In the broad brush of Meiji commemorations, perhaps PM Abe seeks to avert his gaze from the pressing domestic issues placed before him, like shogi pieces he will need to account for them though rather than sweep the board. Carrying over from 2017, the ongoing tensions with the people of Okinawa, host of key American bases, and increasingly, site of accidents and ‘mishaps’ that the locals continue to resist. In the year that Abe seeks to amend the constitution, we will be compelled to engage with the very real concerns of Okinawans who confront the reality of a ‘reconstituted’ military daily. Australian proponents of greater security cooperation would do well to familiarise themselves with the circumstances that draw the people of this prefecture to an ongoing resistance of Tokyo’s dictates.

 Abe’s strategizing on several fronts leads to his party, the Liberal Democratic Party holding its conference later in the year, whereupon Abe anticipates a further extension of his already-extended term as party president. At times, this seems like a fait accompli and at other times, increasing factional machinations point to a testing road to the presidential post. In recent LDP history, extensions to its admittedly self-imposed two two-term limits on the post (as party president one is automatically prime minister as long as the LDP is in government) have been ceded but only where no immediate challengers were apparent and a level of charisma carried the incumbent over the line. This is not the case for PM Abe and his ambivalent relationship with the public does concern some members of the party, both hawks and doves, who are reluctant to wait much longer to take their turn at leading the party.

 Meanwhile, although the opposition parties are continuing to shake out the 2017 shakedown of break-ups and alliances, it is clear that a more concerted opposition to constitutional reform will coalesce and at the same time, opposition parties are also declaring their intent to pursue ongoing political scandals with Moritomo and Kake educational organisations. These scandals over money and favours for friends, cost Abe greatly in opinion polling, even more so than constitutional reform, which is played out at a much more abstract level for many people.

Abe returns to Tokyo then to walk almost straight into a meeting with Australian Prime Minister Turnbull, while not quite the first strategic move on the chess board for 2018, both prime ministers share a potentially tumultuous year ahead will perhaps seek a moment to confide in each other’s respective domestic domains as well as reaffirm strengthening, if not predictable, security cooperation.
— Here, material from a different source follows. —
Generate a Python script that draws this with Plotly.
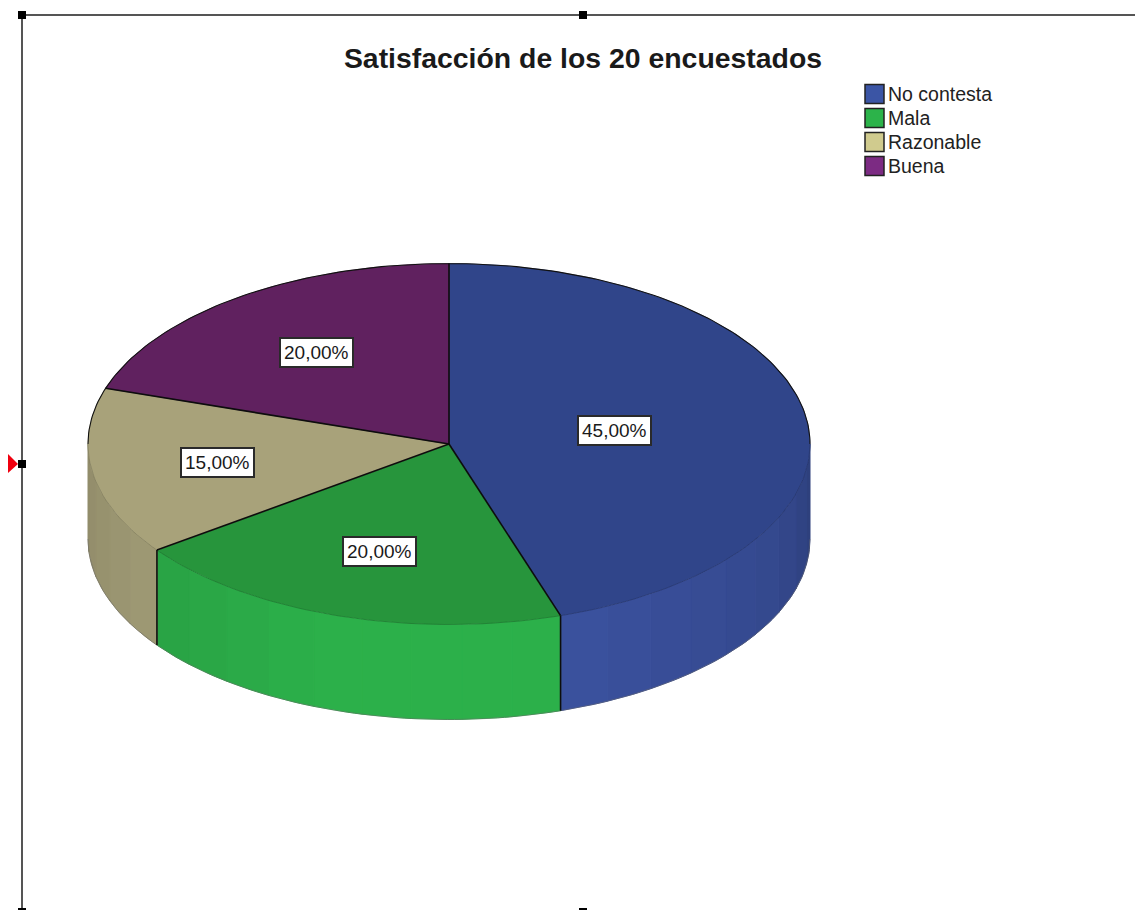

The meeting was foreshadowed on Christmas Day 2017, on the front page of the conservative Yomiuri Shimbun, something of a surprise for keen observers of the bilateral relationship. The Yomiuri, as a strong backer of Abe’s constitutional reforms, not surprisingly reported the forthcoming meeting as a strategic necessity, even citing the talks as signalling a ‘strengthening of a relationship with a partner considered a quasi-ally’. No doubt, both prime ministers will nod in furious agreement but it is not exactly the sort of thing that is going to spark the hearts and minds of a populace prepared to back the outlier story in a year of notable events. For that to happen, Japan and Australia will need to go beyond the military-security pretext and reinvigorate a once robust and multi-dimensional relationship.